Supplied material
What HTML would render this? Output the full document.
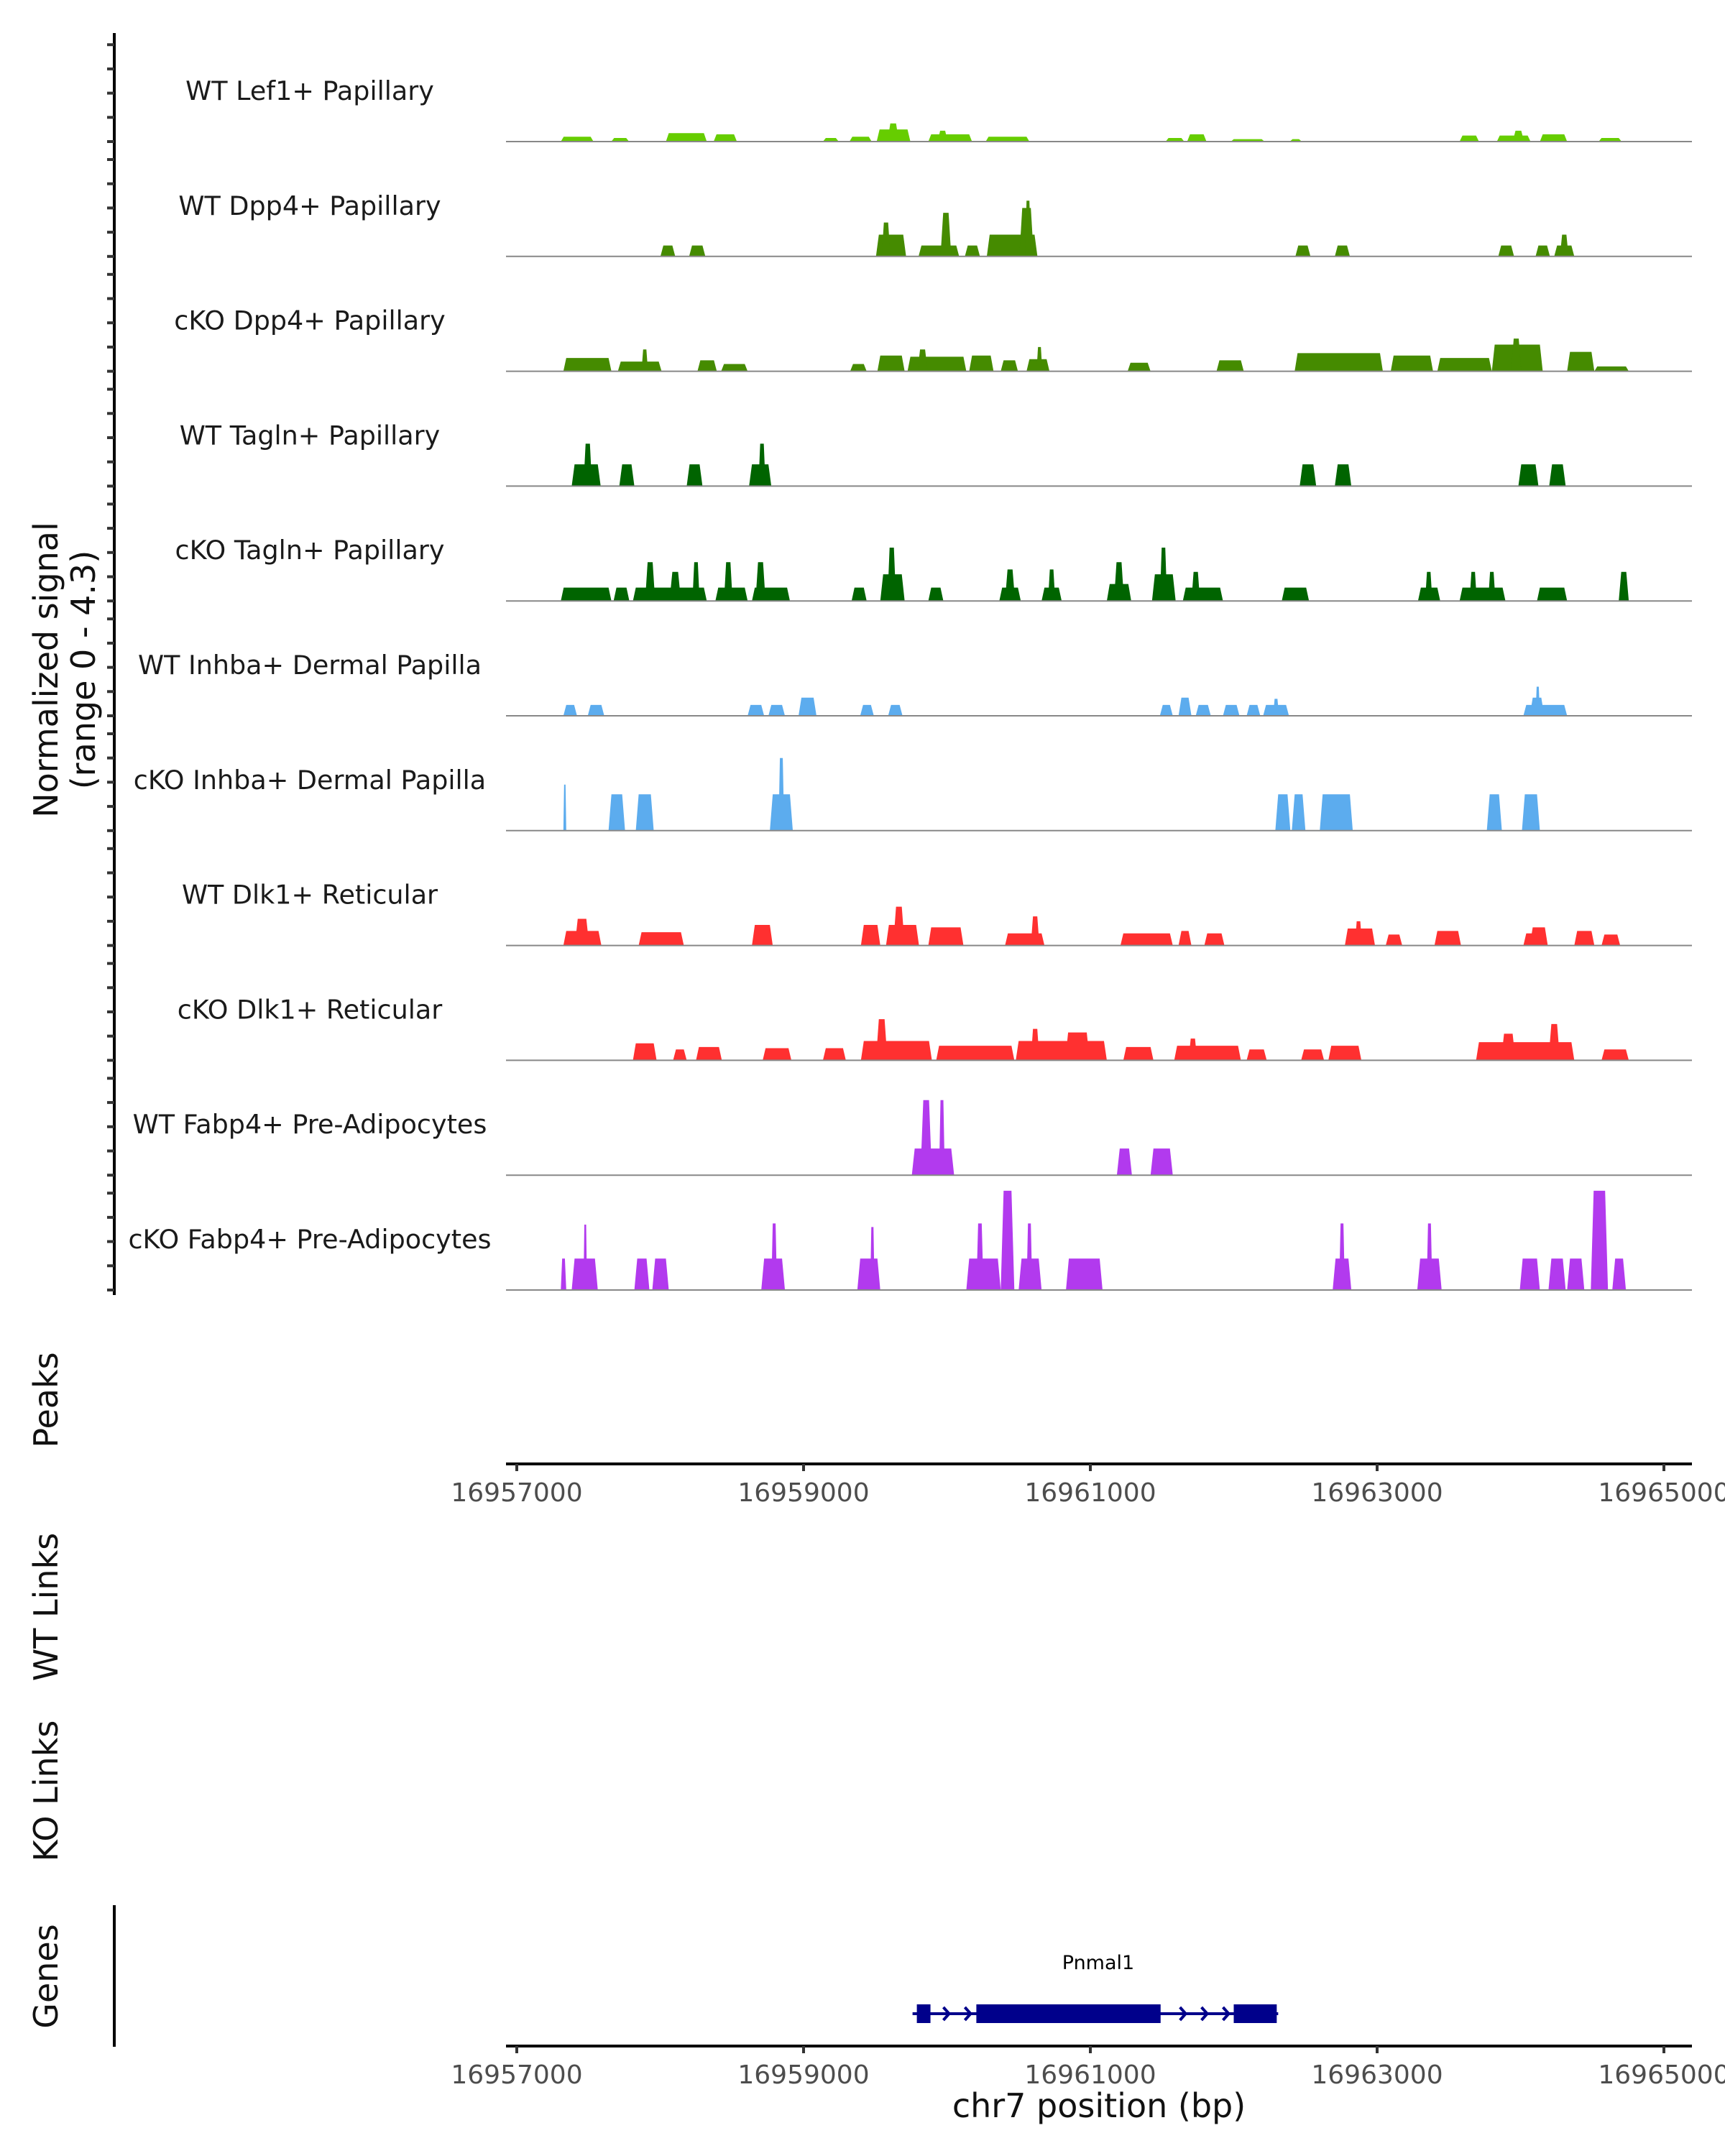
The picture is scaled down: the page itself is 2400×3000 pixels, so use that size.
<!DOCTYPE html>
<html><head><meta charset="utf-8"><style>
html,body{margin:0;padding:0;background:#fff}
svg{display:block;font-family:"DejaVu Sans","Liberation Sans",sans-serif}
</style></head><body>
<svg id="chart" width="2400" height="3000" viewBox="0 0 2400 3000" xmlns="http://www.w3.org/2000/svg">
<g id="left-axis"></g>
<g id="tracks"></g>
<text transform="translate(80,932) rotate(-90)" text-anchor="middle" font-size="46" fill="#111">Normalized signal</text>
<text transform="translate(132,932) rotate(-90)" text-anchor="middle" font-size="46" fill="#111">(range 0 - 4.3)</text>
<text transform="translate(80,1948) rotate(-90)" text-anchor="middle" font-size="46" fill="#111">Peaks</text>
<text transform="translate(80,2236) rotate(-90)" text-anchor="middle" font-size="46" fill="#111">WT Links</text>
<text transform="translate(80,2492) rotate(-90)" text-anchor="middle" font-size="46" fill="#111">KO Links</text>
<text transform="translate(80,2750) rotate(-90)" text-anchor="middle" font-size="46" fill="#111">Genes</text>
<line x1="159" y1="2651" x2="159" y2="2848" stroke="#000" stroke-width="4"/>
<g id="axis1"></g>
<g id="axis2"></g>
<g id="gene"></g>
<text x="1529" y="2946" text-anchor="middle" font-size="46" fill="#111">chr7 position (bp)</text>
</svg>
<script>
const START = 16957000, END = 16965000;
const tickLabels = [16957000, 16959000, 16961000, 16963000, 16965000];
const trackNames = ["WT Lef1+ Papillary","WT Dpp4+ Papillary","cKO Dpp4+ Papillary","WT Tagln+ Papillary","cKO Tagln+ Papillary","WT Inhba+ Dermal Papilla","cKO Inhba+ Dermal Papilla","WT Dlk1+ Reticular","cKO Dlk1+ Reticular","WT Fabp4+ Pre-Adipocytes","cKO Fabp4+ Pre-Adipocytes"];
const trackColors = ["#66cd00","#458b00","#458b00","#006400","#006400","#5cacee","#5cacee","#ff3030","#ff3030","#b23aee","#b23aee"];
// blocks: [start offset bp, end offset bp, signal]
const lef1WT = [[307,535,0.2],[659,783,0.15],[1040,1325,0.35],[1373,1535,0.3],[2135,2245,0.15],[2320,2475,0.2],[2510,2745,0.5],[2585,2665,0.75],[2870,3175,0.3],[2935,3005,0.45],[3270,3575,0.2],[4525,4655,0.15],[4675,4810,0.3],[4980,5215,0.1],[5390,5475,0.1],[6575,6710,0.25],[6835,7070,0.25],[6945,7025,0.45],[7135,7325,0.3],[7545,7705,0.15]];
const dpp4WT = [[1002,1105,0.45],[1202,1315,0.45],[2505,2715,0.9],[2545,2605,1.4],[2802,3085,0.45],[2955,3030,1.8],[3125,3230,0.45],[3278,3631,0.9],[3505,3605,2.0],[3545,3585,2.3],[5430,5535,0.45],[5705,5810,0.45],[6845,6955,0.45],[7105,7205,0.45],[7235,7375,0.45],[7275,7335,0.9]];
const dpp4KO = [[325,660,0.55],[705,1010,0.4],[870,915,0.9],[1260,1395,0.45],[1425,1610,0.3],[2325,2440,0.3],[2515,2705,0.65],[2725,3135,0.6],[2795,2865,0.9],[3155,3325,0.65],[3375,3495,0.45],[3555,3715,0.5],[3625,3665,1.0],[4260,4420,0.35],[4880,5070,0.45],[5425,6040,0.75],[6095,6390,0.65],[6420,6800,0.55],[6800,7155,1.1],[6935,7005,1.35],[7325,7515,0.8],[7515,7755,0.2]];
const taglnWT = [[383,585,0.9],[465,525,1.75],[715,820,0.9],[1185,1295,0.9],[1620,1775,0.9],[1685,1735,1.75],[5460,5575,0.9],[5705,5820,0.9],[6985,7125,0.9],[7200,7315,0.9]];
const taglnKO = [[307,660,0.55],[675,785,0.55],[810,1325,0.55],[895,965,1.6],[1065,1145,1.2],[1225,1275,1.6],[1385,1610,0.55],[1445,1505,1.6],[1640,1905,0.55],[1665,1735,1.6],[2335,2440,0.55],[2535,2705,1.1],[2585,2645,2.2],[2870,2975,0.55],[3365,3515,0.55],[3405,3475,1.3],[3660,3800,0.55],[3705,3755,1.3],[4115,4285,0.7],[4165,4235,1.6],[4430,4595,1.1],[4485,4535,2.2],[4645,4925,0.55],[4705,4765,1.2],[5335,5525,0.55],[6285,6440,0.55],[6335,6385,1.2],[6575,6895,0.55],[6645,6695,1.2],[6775,6825,1.2],[7115,7325,0.55],[7685,7755,1.2]];
const inhbaWT = [[325,420,0.45],[495,610,0.45],[1610,1725,0.45],[1755,1870,0.45],[1965,2090,0.75],[2395,2490,0.45],[2590,2690,0.45],[4485,4575,0.45],[4615,4705,0.75],[4735,4840,0.45],[4925,5040,0.45],[5090,5185,0.45],[5205,5385,0.45],[5275,5315,0.7],[7020,7325,0.45],[7065,7165,0.75],[7105,7135,1.2]];
const inhbaKO = [[325,345,1.9],[640,755,1.5],[830,955,1.5],[1765,1925,1.5],[1825,1865,3.0],[5290,5395,1.5],[5405,5500,1.5],[5600,5830,1.5],[6765,6870,1.5],[7010,7135,1.5]];
const dlk1WT = [[325,590,0.6],[405,505,1.1],[850,1165,0.55],[1640,1785,0.85],[2400,2535,0.85],[2575,2805,0.85],[2625,2705,1.6],[2870,3115,0.75],[3405,3680,0.5],[3585,3645,1.2],[4210,4575,0.5],[4615,4705,0.6],[4795,4935,0.5],[5775,5985,0.7],[5845,5895,1.0],[6060,6175,0.45],[6400,6585,0.6],[7020,7115,0.5],[7065,7190,0.75],[7375,7515,0.6],[7565,7695,0.45]];
const dlk1KO = [[810,975,0.7],[1090,1185,0.45],[1250,1430,0.55],[1715,1915,0.5],[2135,2295,0.5],[2400,2895,0.8],[2505,2585,1.7],[2925,3470,0.6],[3480,4115,0.8],[3585,3645,1.3],[3825,3995,1.15],[4230,4440,0.55],[4585,5050,0.6],[4685,4745,0.9],[5090,5230,0.45],[5470,5630,0.45],[5660,5890,0.6],[6690,7375,0.75],[6865,6965,1.1],[7195,7275,1.5],[7565,7755,0.45]];
const fabp4WT = [[2755,3050,1.1],[2815,2895,3.1],[2945,2985,3.1],[4185,4290,1.1],[4420,4575,1.1]];
const fabp4KO = [[307,345,1.3],[383,565,1.3],[465,490,2.7],[820,925,1.3],[945,1060,1.3],[1705,1870,1.3],[1775,1815,2.75],[2375,2535,1.3],[2465,2495,2.6],[3135,3375,1.3],[3205,3255,2.75],[3375,3470,4.1],[3500,3660,1.3],[3555,3595,2.75],[3830,4085,1.3],[5690,5820,1.3],[5735,5775,2.75],[6280,6450,1.3],[6345,6385,2.75],[6995,7135,1.3],[7195,7315,1.3],[7325,7445,1.3],[7490,7610,4.1],[7640,7735,1.3]];
const trackData = [lef1WT,dpp4WT,dpp4KO,taglnWT,taglnKO,inhbaWT,inhbaKO,dlk1WT,dlk1KO,fabp4WT,fabp4KO];
const exons = [[16959790,16959885],[16960205,16961490],[16962000,16962300]];
const geneSpan = [16959760, 16962310];

const NS = "http://www.w3.org/2000/svg";
const X0 = 719, PXBP = 1596/8000;
function xScale(bp){ return X0 + (bp - START) * PXBP; }
const PXV = 33.7;
function yScale(v, base){ return base - v * PXV; }
function mk(tag, attrs, parent){ const e = document.createElementNS(NS, tag); for (const k in attrs) e.setAttribute(k, attrs[k]); parent.appendChild(e); return e; }

const tracksG = document.getElementById('tracks');
const axisG = document.getElementById('left-axis');
const base0 = 197, step = 159.8;
const ax = mk('line', {x1:159,y1:46,x2:159,y2:1802,stroke:'#000','stroke-width':4}, axisG);


trackNames.forEach((name, i) => {
  const base = base0 + i * step;
  const g = mk('g', {}, tracksG);
  
  
  for (let k = 0; k <= 4; k++) {
    const t = mk('line', {x1:149,x2:159,y1:yScale(k, base),y2:yScale(k, base),stroke:'#333','stroke-width':4}, axisG);
    
    
  }
  const lab = mk('text', {x:431,y:base-58,'text-anchor':'middle','font-size':36.5,fill:'#1a1a1a'}, g);
  lab.textContent = name;
  
  
  trackData[i].forEach(b => {
    const x1 = xScale(START + b[0]), x2 = xScale(START + b[1]);
    const yT = yScale(b[2], base);
    const s = Math.min(4, (x2 - x1) / 4);
    const p = mk('polygon', {points:`${x1},${base} ${x1+s},${yT} ${x2-s},${yT} ${x2},${base}`, fill:trackColors[i]}, g);
    
    
  });
  const bl = mk('line', {x1:704,x2:2354,y1:base,y2:base,stroke:'#888','stroke-width':2}, g);
  
  
});

function drawAxis(gid, y){
  const g = document.getElementById(gid);
  const l = mk('line', {x1:704,x2:2354,y1:y,y2:y,stroke:'#000','stroke-width':4}, g);
  
  
  tickLabels.forEach(v => {
    const x = xScale(v);
    const t = mk('line', {x1:x,x2:x,y1:y,y2:y+10,stroke:'#333','stroke-width':4}, g);
    
    
    const tx = mk('text', {x:x,y:y+52,'text-anchor':'middle','font-size':36,fill:'#4d4d4d'}, g);
    tx.textContent = v;
    
    
  });
}
drawAxis('axis1', 2037);
drawAxis('axis2', 2847);

const gg = document.getElementById('gene');
const gy = 2802;
const gl = mk('line', {x1:xScale(geneSpan[0]),x2:xScale(geneSpan[1]),y1:gy,y2:gy,stroke:'#00008b','stroke-width':4}, gg);


[16960000,16960150,16961650,16961800,16961950].forEach(p => {
  const x = xScale(p);
  const a = mk('polyline', {points:`${x-5},${gy-9} ${x+3},${gy} ${x-5},${gy+9}`, fill:'none', stroke:'#00008b','stroke-width':4}, gg);
  
  
});
exons.forEach(e => {
  const r = mk('rect', {x:xScale(e[0]),y:gy-13,width:xScale(e[1])-xScale(e[0]),height:26,fill:'#00008b'}, gg);
  
  
});
const gn = mk('text', {x:1528,y:2740,'text-anchor':'middle','font-size':27,fill:'#000'}, gg);
gn.textContent = 'Pnmal1';


</script>
</body></html>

Written task
Filter lines by "document" and return each hit.

Exercise response
What HTML would render this? Output the full document.
function mk(tag, attrs, parent){ const e = document.createElementNS(NS, tag); for (const k in attrs) e.setAttribute(k, attrs[k]); parent.appendChild(e); return e; }
const tracksG = document.getElementById('tracks');
const axisG = document.getElementById('left-axis');
  const g = document.getElementById(gid);
const gg = document.getElementById('gene');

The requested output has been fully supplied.